WHAT YOU ARE ASKED TO DO: Lines that include the word "this" are the ones to copy.

STORED RECORDS:
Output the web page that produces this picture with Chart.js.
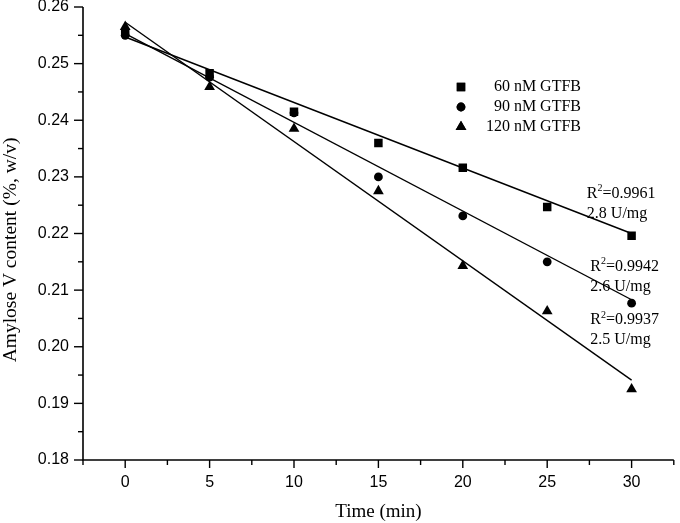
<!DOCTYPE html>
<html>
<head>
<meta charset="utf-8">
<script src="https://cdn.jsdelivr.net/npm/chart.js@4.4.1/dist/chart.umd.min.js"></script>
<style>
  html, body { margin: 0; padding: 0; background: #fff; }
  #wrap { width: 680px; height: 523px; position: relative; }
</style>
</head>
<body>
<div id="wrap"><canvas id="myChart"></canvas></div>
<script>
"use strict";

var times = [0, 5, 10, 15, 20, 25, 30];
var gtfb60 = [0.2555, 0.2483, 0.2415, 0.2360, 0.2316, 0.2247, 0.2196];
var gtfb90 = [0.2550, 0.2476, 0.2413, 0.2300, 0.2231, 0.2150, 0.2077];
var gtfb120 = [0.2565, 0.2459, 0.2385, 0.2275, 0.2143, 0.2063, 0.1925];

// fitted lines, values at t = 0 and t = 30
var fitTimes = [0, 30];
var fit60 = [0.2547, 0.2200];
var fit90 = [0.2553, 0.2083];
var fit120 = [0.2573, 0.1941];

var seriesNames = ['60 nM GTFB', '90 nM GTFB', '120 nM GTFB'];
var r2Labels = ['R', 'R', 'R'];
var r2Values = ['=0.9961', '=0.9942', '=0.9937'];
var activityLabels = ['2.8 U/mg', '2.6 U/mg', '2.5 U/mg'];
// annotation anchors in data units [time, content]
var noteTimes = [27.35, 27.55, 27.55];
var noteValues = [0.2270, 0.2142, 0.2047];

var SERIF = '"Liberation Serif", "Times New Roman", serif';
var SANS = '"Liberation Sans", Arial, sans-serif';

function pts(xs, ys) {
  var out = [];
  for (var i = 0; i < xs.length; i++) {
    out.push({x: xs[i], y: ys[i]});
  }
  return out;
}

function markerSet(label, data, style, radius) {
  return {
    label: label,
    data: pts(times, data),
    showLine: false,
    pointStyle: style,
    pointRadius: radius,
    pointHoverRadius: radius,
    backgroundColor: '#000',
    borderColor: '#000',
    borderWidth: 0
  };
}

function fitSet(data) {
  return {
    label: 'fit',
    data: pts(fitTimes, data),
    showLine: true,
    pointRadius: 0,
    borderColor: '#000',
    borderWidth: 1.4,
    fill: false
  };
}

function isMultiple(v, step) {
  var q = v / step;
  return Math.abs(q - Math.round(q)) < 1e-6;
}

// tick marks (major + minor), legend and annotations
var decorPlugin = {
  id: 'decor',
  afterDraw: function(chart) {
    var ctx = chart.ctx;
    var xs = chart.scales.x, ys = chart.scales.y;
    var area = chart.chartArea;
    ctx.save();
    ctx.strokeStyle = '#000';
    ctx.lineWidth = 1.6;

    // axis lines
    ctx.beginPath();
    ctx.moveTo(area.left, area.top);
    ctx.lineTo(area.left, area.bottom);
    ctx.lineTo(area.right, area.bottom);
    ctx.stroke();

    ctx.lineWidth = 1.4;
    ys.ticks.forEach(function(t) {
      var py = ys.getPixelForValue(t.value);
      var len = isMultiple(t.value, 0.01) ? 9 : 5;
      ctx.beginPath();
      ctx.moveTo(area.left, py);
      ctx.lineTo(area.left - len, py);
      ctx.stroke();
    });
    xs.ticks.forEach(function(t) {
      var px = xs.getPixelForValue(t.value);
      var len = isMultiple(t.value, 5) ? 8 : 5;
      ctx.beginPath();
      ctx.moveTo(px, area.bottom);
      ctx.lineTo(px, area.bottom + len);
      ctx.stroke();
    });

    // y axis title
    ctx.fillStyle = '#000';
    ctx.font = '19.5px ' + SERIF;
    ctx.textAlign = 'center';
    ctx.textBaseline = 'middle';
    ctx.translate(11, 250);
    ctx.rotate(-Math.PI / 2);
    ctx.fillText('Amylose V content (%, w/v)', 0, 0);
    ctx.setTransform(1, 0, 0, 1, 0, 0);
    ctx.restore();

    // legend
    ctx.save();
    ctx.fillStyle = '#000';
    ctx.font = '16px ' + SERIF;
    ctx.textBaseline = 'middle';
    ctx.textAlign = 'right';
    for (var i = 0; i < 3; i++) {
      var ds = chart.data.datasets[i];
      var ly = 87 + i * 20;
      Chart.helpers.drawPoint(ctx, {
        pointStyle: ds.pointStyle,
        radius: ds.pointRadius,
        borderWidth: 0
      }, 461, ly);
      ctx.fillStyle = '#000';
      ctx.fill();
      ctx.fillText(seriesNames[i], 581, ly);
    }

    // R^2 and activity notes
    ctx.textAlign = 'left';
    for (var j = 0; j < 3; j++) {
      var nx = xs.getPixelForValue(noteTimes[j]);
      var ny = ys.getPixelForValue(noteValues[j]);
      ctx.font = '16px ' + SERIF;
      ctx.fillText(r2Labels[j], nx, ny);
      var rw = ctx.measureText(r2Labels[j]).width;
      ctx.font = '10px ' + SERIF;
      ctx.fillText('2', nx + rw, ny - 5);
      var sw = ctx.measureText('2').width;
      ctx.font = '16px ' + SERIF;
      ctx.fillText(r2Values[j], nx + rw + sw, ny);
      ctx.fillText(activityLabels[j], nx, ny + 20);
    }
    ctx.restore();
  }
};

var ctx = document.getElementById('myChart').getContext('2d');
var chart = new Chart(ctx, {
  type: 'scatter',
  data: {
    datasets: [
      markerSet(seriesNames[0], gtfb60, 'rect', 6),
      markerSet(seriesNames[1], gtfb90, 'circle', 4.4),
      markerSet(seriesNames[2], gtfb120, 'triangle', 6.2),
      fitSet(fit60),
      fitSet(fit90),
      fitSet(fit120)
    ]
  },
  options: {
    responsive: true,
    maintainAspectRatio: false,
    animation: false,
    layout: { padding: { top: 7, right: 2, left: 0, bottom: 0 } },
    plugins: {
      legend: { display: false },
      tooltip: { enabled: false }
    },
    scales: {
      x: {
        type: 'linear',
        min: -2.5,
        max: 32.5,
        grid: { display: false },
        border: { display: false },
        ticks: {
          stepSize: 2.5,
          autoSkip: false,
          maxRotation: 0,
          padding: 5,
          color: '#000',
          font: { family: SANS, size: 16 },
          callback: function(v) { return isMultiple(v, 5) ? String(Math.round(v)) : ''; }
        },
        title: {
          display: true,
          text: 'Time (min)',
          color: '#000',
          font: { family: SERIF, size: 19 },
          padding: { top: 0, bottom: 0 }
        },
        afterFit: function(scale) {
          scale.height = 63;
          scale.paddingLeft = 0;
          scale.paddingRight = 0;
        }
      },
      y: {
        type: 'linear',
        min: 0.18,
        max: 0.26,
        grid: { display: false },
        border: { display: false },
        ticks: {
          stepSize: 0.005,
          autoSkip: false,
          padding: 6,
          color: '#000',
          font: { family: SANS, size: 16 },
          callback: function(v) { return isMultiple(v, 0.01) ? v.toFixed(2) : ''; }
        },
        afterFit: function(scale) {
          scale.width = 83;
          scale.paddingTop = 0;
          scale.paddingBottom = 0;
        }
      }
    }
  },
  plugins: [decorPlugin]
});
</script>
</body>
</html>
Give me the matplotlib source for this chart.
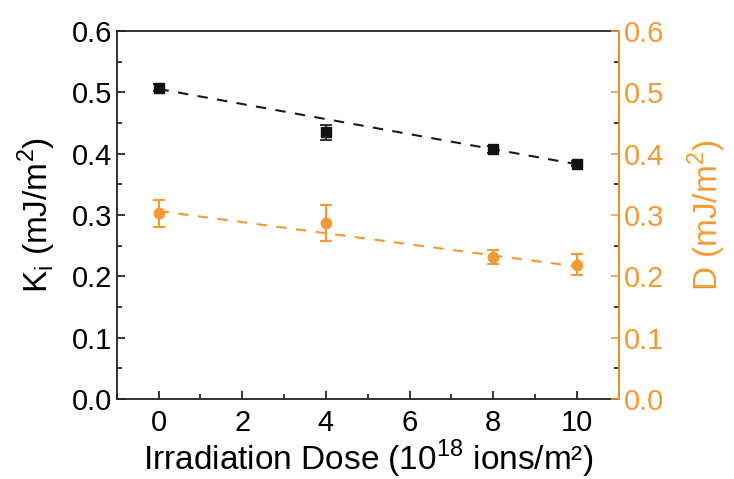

RESULT OF THE TASK:
Output the web page that produces this picture with Chart.js.
Give me the matplotlib source for this chart.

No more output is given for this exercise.